創刊70年を迎える『朝雲』は自衛隊の活動、安全保障問題全般を伝える
安保・防衛問題の専門紙です

ブックレビュー

「補給戦 増補新版」 マーチン・ファン・クレフェルト著 石津 朋之監訳・解説、佐藤 佐三郎訳


 「補給こそが戦いの勝敗を決する」ことを初めて明快に論じ、ロジスティクス(兵站)の研究の先駆けとなった名著の新装版だ。

 著者はイスラエルの歴史学者・軍事学者で、ヘブライ大学歴史学部の名誉教授。著者と親交のある防衛研究所戦史研究センター長の石津朋之氏が監訳・解説を務めた。

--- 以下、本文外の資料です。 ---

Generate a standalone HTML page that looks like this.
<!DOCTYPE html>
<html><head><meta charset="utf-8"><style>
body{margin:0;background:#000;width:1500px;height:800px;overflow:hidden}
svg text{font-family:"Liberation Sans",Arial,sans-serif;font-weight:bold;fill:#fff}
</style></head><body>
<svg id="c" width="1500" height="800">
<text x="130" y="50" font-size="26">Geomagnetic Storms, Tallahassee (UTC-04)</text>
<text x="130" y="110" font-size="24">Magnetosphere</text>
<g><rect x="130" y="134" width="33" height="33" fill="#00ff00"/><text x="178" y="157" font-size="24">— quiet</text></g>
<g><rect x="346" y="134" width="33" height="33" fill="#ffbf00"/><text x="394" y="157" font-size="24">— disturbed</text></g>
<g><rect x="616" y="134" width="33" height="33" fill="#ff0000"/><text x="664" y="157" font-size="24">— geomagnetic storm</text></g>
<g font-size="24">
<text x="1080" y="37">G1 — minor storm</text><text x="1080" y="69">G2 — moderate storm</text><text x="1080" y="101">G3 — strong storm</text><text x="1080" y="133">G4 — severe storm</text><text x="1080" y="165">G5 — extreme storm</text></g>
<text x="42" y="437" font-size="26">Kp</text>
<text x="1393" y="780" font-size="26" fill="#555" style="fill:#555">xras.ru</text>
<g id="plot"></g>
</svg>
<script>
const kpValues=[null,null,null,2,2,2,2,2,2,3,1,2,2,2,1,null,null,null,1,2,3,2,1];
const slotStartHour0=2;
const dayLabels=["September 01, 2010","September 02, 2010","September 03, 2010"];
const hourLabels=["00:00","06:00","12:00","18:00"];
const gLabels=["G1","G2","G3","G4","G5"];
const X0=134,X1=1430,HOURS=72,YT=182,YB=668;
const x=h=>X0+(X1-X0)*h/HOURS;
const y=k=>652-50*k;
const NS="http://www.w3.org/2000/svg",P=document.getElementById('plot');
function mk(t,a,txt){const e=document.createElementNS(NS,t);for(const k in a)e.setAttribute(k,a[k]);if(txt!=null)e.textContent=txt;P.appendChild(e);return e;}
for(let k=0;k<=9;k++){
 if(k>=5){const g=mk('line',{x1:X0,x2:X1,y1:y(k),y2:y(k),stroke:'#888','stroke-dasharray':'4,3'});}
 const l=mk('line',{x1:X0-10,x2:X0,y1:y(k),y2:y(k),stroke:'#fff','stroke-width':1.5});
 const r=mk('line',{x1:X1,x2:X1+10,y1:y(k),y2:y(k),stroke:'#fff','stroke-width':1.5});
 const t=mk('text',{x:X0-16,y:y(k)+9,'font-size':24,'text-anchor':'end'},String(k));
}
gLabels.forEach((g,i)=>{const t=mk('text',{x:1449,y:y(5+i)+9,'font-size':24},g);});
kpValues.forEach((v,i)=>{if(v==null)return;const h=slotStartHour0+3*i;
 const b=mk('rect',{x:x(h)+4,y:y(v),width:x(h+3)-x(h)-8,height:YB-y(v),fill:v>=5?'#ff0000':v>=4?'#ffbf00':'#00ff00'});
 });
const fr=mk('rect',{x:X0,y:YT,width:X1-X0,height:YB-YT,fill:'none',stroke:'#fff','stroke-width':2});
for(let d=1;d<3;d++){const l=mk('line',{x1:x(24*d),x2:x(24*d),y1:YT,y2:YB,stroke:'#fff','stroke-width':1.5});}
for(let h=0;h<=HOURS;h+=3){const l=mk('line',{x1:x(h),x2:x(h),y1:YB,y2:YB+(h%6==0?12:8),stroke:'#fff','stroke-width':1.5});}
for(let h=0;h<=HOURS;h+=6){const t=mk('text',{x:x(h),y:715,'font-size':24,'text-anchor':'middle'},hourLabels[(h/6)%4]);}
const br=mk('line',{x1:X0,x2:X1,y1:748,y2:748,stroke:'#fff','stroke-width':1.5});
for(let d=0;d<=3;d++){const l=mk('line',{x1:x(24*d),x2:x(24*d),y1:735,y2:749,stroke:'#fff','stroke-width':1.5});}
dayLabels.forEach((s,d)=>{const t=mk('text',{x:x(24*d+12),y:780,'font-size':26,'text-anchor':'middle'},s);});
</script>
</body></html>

 副題は「ヴァレンシュタインからパットンまでのロジスティクスの歴史」。16世紀以降のナポレオン戦争などから二度の大戦までの代表的な戦闘を「補給」の観点から徹底的に分析し、戦闘への影響などについて弾薬、糧食等の具体的な数値と計算に基づいて説明する。

 本書は、2006年に中公文庫として刊行された『補給戦』(原著ケンブリッジ大学出版、1977年)を石津氏が全面的に校訂。さらに、2004年に同大学出版から刊行された第2版の補遺(石津訳)を増補し、文庫版には掲載されていなかった原注・参考文献が加えられた。

 最終頁に今回新たに盛り込まれた「戦争のプロはロジスティクスを語り、戦争の素人は戦略を語る」と題した石津氏による解説は、翻って我が国の直面する課題を考える上で必読の章となっている。